As with the Split-plot design, the Split-block impliments another level of randomization. This time both Variety and Fertilizer levels will be separately randomized within each block. The easiest way to conceptualize this is to think of each block as rows and columns. In the block we first randomize two “rows”, one for each variety. We then randomize three columns for three fertilizer levels across the variety rows. Thus, each intersection of row-column represents a combination of Variety and Fertilizer. Again, the rationale here should be logistics. With some treatment types, it is easier to apply them in this manner. For example, flood irrigation treatments are practically impossible to randomize from plot-to-plot. They can, however, be randomized by row or column. Additional treatments, such as herbicdes could then be applied across/perpedicular to the irrigation treatments.

The code below adds an additional term to the RANDOM statement (Rep*Fertilizer), further dividing the denominator degrees of freedom. Similar to the Split-plot analysis, Proc Mixed will inherently account for this change in df in all relevant tests and estimations.

PROC MIXED plots=(studentpanel) DATA=YIELD;
WHERE SAMPLE_TIME=1;
CLASS Variety Fertilizer Rep Sample_Time;
MODEL YIELD = Variety Fertilizer Variety*Fertilizer ;
RANDOM Rep Rep*Variety Rep*Fertilizer;
LSMEANS Variety Fertilizer Variety*Fertilizer /cl pdiff;
CONTRAST 'Linear trend' Fertilizer -1 0 1;
CONTRAST 'Quadratic trend' Fertilizer 1 -2 1;
ods output LSMeans=means;
run;

## 4.5 Repeated Measures RCB

Thus far, we have ignored the five sampling times in the data. In order to incorporate sampling time into the model, however, we need to consider its characteristics. In particular, time is a sequential quantity. that is time 1 must come before time 2 and that before time 3, etc. We cannot randomize time. Spatially arranged data can also exhibit a similar type of correlation (blocking described above is one rudimentary means of accounting for spatial correlation). Because of this lack of randomization, when we measure a response on the same subject over time, the observations through time can be correlated. One of the base assumptions of linear modeling is that the residuals or errors are independently distributed. Correlated observations, however, violate this assumption. Fortunately, mixed modeling methods give us a mechanism for dealing with this and can generate independent, uncorrelated errors when properly used. This is done by modeling the correlation(s) within the variance-covariance matrix. Proc Mixed impliments this through the REPEATED statement where the repeated factor, such as Sample_Time, is given, as well as the correlation model or type to use. Common structure types are Compound Symmetry,CS, where equal correlation is assumed between time points, or Autoregressive Correlation, AR(1) where adjacent time points have the highest correlation they become less correlated the further apart in time they become. Many other correlation types exist as well and which to utilize can be problem dependent.

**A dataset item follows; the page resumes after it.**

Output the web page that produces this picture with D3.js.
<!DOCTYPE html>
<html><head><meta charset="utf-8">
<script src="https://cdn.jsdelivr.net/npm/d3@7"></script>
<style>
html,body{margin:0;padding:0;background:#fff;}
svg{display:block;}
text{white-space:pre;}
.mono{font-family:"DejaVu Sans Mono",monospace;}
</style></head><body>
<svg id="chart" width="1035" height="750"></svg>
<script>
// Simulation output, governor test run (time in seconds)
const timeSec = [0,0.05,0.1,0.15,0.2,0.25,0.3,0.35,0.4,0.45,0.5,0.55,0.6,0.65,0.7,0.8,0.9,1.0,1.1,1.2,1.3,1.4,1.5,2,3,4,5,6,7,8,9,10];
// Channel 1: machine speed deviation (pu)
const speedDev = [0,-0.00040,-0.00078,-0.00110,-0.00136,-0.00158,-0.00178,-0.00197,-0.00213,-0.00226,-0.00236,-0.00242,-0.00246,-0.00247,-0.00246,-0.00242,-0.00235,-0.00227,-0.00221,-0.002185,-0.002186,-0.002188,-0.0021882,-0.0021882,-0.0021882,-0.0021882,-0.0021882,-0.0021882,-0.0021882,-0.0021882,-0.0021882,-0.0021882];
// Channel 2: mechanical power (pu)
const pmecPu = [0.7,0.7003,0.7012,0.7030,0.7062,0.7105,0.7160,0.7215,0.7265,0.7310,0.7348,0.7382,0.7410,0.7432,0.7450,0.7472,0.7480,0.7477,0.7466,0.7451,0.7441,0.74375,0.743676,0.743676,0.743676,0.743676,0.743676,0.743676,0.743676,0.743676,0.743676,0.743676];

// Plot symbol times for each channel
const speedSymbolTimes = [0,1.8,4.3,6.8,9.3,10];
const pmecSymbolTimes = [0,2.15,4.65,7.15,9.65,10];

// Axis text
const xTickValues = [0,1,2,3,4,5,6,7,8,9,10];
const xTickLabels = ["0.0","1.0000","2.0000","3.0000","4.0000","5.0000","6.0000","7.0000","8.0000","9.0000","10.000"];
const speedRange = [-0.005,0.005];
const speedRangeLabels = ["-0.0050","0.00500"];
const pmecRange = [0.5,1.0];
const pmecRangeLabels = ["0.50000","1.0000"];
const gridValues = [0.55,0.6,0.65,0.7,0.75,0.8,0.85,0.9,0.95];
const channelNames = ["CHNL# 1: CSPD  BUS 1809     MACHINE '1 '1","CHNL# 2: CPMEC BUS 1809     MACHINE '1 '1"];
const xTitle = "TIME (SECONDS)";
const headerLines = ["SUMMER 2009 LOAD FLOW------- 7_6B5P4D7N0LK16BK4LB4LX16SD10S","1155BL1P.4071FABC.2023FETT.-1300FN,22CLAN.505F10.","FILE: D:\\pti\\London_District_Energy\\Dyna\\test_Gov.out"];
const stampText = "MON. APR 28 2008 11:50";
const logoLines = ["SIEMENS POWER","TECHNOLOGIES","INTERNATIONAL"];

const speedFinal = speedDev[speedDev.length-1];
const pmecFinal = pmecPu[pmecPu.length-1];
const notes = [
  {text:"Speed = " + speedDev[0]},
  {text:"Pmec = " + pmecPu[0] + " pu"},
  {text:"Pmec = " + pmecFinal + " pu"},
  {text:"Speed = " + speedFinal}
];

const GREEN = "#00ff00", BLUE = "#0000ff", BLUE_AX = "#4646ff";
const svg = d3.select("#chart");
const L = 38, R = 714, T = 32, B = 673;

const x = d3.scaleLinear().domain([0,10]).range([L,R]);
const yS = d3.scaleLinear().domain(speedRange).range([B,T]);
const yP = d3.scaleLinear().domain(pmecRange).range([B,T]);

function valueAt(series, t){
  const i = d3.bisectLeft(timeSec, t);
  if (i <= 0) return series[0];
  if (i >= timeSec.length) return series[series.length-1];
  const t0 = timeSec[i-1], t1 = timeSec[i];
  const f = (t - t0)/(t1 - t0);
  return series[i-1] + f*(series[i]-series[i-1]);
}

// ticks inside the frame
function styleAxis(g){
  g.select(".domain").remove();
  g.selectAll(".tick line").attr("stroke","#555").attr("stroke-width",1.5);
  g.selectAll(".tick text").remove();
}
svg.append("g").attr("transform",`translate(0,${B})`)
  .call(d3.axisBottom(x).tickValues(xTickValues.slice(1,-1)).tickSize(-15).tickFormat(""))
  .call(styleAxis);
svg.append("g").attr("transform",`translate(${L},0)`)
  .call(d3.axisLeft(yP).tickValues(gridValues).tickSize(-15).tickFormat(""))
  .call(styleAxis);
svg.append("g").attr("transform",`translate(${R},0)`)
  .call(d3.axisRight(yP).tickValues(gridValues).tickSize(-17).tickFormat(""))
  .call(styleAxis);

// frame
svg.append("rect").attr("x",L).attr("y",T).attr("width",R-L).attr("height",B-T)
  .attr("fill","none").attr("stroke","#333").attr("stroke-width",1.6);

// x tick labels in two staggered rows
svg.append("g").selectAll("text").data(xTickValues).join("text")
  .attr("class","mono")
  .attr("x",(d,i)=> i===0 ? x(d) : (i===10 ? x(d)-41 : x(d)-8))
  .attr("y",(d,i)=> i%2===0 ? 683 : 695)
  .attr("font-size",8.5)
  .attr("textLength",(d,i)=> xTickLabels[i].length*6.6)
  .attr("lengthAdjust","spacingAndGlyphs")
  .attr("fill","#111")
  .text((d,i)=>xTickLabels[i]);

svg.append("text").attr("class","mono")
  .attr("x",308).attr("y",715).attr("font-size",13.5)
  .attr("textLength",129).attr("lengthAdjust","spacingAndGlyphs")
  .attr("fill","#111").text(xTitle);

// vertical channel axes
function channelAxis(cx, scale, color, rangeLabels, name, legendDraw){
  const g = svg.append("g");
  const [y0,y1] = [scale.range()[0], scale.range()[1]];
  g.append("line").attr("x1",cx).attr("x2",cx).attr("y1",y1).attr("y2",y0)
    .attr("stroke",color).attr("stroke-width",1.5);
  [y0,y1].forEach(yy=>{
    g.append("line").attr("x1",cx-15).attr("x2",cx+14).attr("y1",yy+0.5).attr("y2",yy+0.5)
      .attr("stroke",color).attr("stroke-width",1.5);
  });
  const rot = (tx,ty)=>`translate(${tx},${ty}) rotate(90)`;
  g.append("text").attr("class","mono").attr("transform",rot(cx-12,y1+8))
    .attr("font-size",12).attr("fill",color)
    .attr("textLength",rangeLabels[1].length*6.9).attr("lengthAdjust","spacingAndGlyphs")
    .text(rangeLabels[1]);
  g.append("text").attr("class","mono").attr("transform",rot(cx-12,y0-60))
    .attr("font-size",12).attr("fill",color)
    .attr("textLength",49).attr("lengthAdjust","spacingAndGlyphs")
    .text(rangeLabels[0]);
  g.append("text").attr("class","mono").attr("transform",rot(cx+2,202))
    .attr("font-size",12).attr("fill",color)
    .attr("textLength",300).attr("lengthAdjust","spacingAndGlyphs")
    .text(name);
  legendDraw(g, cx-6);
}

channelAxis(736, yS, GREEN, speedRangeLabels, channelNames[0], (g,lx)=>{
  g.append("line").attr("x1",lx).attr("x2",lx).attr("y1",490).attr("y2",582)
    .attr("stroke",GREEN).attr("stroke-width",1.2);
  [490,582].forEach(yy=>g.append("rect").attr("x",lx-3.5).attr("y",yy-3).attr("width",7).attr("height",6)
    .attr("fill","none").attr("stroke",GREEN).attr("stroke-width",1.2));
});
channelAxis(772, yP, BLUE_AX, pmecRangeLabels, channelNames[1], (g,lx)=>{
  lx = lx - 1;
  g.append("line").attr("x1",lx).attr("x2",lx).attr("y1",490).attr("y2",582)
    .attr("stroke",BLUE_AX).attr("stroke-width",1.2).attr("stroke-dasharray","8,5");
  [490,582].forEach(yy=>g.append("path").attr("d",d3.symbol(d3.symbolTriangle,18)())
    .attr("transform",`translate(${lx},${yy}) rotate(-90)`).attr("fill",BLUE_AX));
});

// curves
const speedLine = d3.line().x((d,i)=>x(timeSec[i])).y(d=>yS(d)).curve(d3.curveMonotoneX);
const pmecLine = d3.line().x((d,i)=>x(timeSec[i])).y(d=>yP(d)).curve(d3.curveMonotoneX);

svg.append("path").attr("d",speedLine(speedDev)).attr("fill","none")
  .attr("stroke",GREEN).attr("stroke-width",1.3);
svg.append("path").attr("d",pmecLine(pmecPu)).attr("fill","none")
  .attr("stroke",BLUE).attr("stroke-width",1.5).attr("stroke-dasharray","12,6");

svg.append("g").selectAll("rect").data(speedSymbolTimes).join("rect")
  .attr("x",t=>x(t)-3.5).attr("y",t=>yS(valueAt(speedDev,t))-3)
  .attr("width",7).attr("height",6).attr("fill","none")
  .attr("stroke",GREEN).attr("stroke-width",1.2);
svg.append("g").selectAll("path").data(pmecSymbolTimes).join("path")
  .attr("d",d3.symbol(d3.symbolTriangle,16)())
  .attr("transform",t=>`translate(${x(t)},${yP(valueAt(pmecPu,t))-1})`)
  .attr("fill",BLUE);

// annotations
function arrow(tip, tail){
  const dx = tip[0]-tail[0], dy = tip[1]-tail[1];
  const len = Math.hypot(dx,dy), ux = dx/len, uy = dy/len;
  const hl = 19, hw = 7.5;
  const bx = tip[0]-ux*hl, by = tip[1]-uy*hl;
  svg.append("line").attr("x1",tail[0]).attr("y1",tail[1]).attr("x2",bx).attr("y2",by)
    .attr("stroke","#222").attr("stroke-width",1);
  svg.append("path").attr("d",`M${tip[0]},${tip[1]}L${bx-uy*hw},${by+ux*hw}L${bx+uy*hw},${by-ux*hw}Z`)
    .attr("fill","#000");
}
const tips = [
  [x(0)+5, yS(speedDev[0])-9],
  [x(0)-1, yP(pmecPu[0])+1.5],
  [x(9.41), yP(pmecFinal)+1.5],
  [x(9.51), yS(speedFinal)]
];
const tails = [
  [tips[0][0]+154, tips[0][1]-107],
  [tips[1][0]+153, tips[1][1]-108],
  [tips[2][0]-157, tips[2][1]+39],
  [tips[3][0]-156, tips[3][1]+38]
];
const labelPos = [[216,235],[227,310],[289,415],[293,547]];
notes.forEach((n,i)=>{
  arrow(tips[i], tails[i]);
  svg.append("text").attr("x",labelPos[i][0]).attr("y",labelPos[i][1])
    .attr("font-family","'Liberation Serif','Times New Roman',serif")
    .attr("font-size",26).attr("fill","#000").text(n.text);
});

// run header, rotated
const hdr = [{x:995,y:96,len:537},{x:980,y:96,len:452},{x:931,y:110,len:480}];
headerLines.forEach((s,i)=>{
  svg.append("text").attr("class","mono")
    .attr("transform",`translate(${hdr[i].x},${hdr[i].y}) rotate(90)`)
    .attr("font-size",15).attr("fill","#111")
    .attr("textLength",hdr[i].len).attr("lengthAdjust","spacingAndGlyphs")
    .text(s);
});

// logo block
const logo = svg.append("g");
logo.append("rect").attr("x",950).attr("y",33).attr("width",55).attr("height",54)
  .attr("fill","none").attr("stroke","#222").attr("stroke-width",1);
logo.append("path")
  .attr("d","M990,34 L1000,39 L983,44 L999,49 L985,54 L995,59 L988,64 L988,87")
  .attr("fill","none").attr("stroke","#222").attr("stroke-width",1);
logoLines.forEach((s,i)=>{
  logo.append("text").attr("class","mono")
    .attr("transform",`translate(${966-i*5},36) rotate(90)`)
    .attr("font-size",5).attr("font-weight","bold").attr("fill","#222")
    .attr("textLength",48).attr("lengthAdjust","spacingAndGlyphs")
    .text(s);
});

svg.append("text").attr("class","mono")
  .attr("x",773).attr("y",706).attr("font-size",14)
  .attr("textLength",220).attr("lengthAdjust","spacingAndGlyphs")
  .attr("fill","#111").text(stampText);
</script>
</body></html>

The code below illustrates the repeated measures analysis. We are now using the full data set with all times, so the WHERE statement has been removed. The repeated factor is Sample_Time, which must be listed in the CLASS statement. The subject option tells SAS what base experimental unit is measured each time (Rep*variety*Fertilizer) and the autoregressive AR(1) structure has been specified. The resulting output can then be considered to be “adjusted” for time correlation effects.

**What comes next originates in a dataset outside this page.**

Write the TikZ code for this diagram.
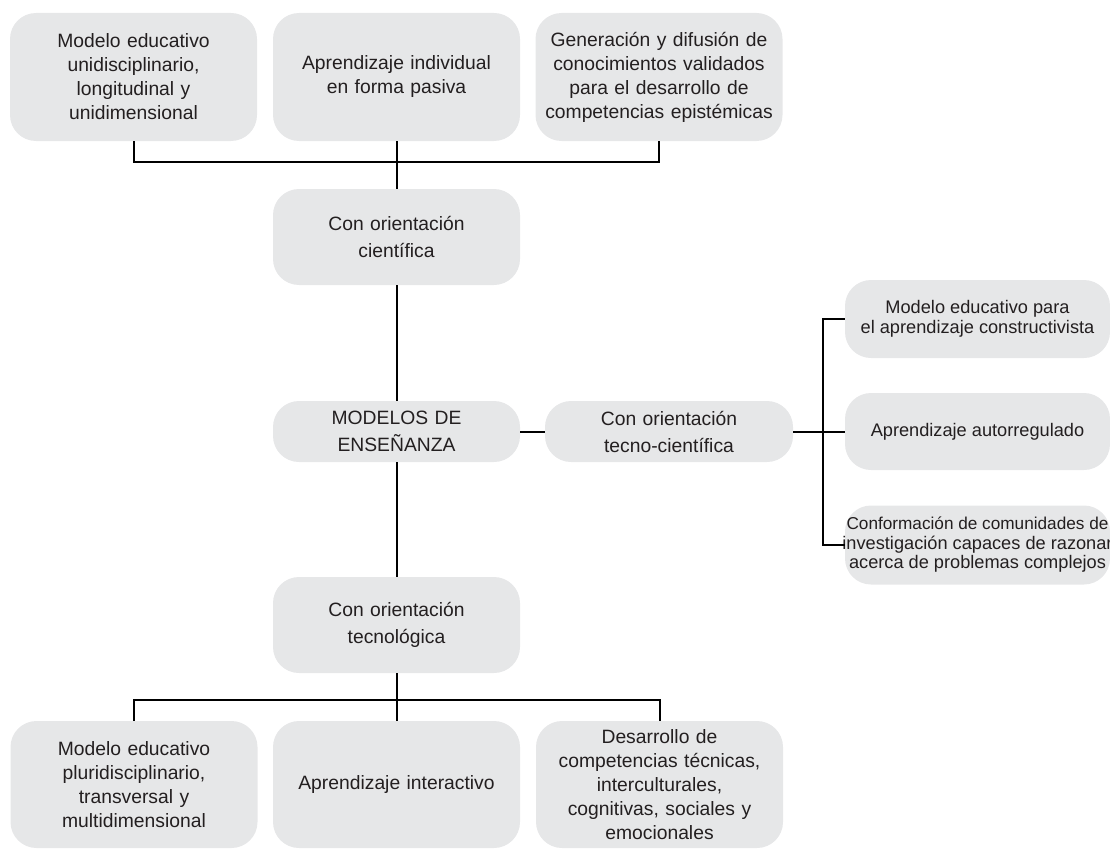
\documentclass[tikz,border=0pt]{standalone}
\usepackage{fontspec}
\setmainfont{Liberation Sans}
\definecolor{grisclaro}{HTML}{E6E7E8}
\definecolor{tinta}{HTML}{231F20}
\tikzset{
  caja/.style={fill=grisclaro,rounded corners=26pt,inner sep=0pt,align=center,
    text=tinta,font=\fontsize{19.3}{24}\selectfont},
  cajasup/.style={caja,text width=247pt},
  cajamed/.style={caja,text width=247pt,minimum height=96pt,font=\fontsize{19.3}{27}\selectfont},
  cajader/.style={caja,minimum width=265pt,font=\fontsize{18.2}{19.5}\selectfont},
  linea/.style={line width=2pt,black}
}

\begin{document}
\begin{tikzpicture}[x=1pt,y=-1pt]
  \useasboundingbox (0,0) rectangle (1110,848);
  \clip (0,0) rectangle (1110,848);
  % fila superior
  \foreach \x/\t[count=\i] in {
    133.5/{Modelo educativo\\unidisciplinario,\\longitudinal y\\unidimensional},
    396.5/{Aprendizaje individual\\en forma pasiva},
    659/{Generación y difusión de\\conocimientos validados\\para el desarrollo de\\competencias epistémicas}%
  }
  {\node[cajasup,minimum height=128pt] (sup\i) at (\x,77) {\t};}
  % columna central
  \node[cajamed] (cien) at (396.5,237) {Con orientación\\científica};
  \node[cajamed,minimum height=61pt] (mod) at (396.5,431.5) {MODELOS DE\\ENSEÑANZA};
  \node[cajamed,minimum height=61pt,text width=248pt] (tc) at (669,431.5) {Con orientación\\tecno-científica};
  \node[cajamed] (tec) at (396.5,625) {Con orientación\\tecnológica};
  % fila inferior
  \foreach \x/\t[count=\i] in {
    134/{Modelo educativo\\pluridisciplinario,\\transversal y\\multidimensional},
    396.5/{Aprendizaje interactivo},
    659.5/{Desarrollo de\\competencias técnicas,\\interculturales,\\cognitivas, sociales y\\emocionales}%
  }
  {\node[cajasup,minimum height=127pt] (inf\i) at (\x,784.5) {\t};}
  % columna derecha
  \foreach \y/\h/\t[count=\i] in {
    319/78/{Modelo educativo para\\el aprendizaje constructivista},
    431.5/77/{Aprendizaje autorregulado},
    545/79/{\fontsize{17.2}{19.5}\selectfont\makebox[240pt]{Conformación de comunidades de}\\\makebox[240pt]{investigación capaces de razonar}\\acerca de problemas complejos}%
  }
  {\node[cajader,minimum height=\h pt] (der\i) at (977.5,\y) {\t};}
  % conectores
  \coordinate (jsup) at (396.5,162);
  \coordinate (jinf) at (396.5,700);
  \coordinate (jder) at (823,431.5);
  \draw[linea] (sup1.south) |- (jsup) -| (sup3.south);
  \draw[linea] (sup2.south) -- (cien.north);
  \draw[linea] (cien.south) -- (mod.north);
  \draw[linea] (mod.south) -- (tec.north);
  \draw[linea] (mod.east) -- (tc.west);
  \draw[linea] (tc.east) -- (jder) -- (der2.west);
  \draw[linea] (der1.west) -| (jder) |- (der3.west);
  \draw[linea] (tec.south) -- (inf2.north);
  \draw[linea] (inf1.north) |- (jinf) -| (inf3.north);
\end{tikzpicture}
\end{document}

PROC MIXED plots=(studentpanel) DATA=YIELD;
CLASS Variety Fertilizer Rep Sample_Time;
MODEL YIELD = Variety Fertilizer Variety*Fertilizer ;
RANDOM Rep;
REPEATED Sample_Time / SUBJECT=Rep*Variety*Fertilizer TYPE=ar(1);
LSMEANS Variety Fertilizer Variety*Fertilizer /cl pdiff;
CONTRAST 'Linear trend' Fertilizer -1 0 1;
CONTRAST 'Quadratic trend' Fertilizer 1 -2 1;

ods output LSMeans=means;

run;

# References:

Claassen, E. A., R. D. Wolfinger, G. A. Milliken, and W. W. Stroup. 2018. SAS for Mixed Models: Introduction and Basic Applications. United States: SAS Institute.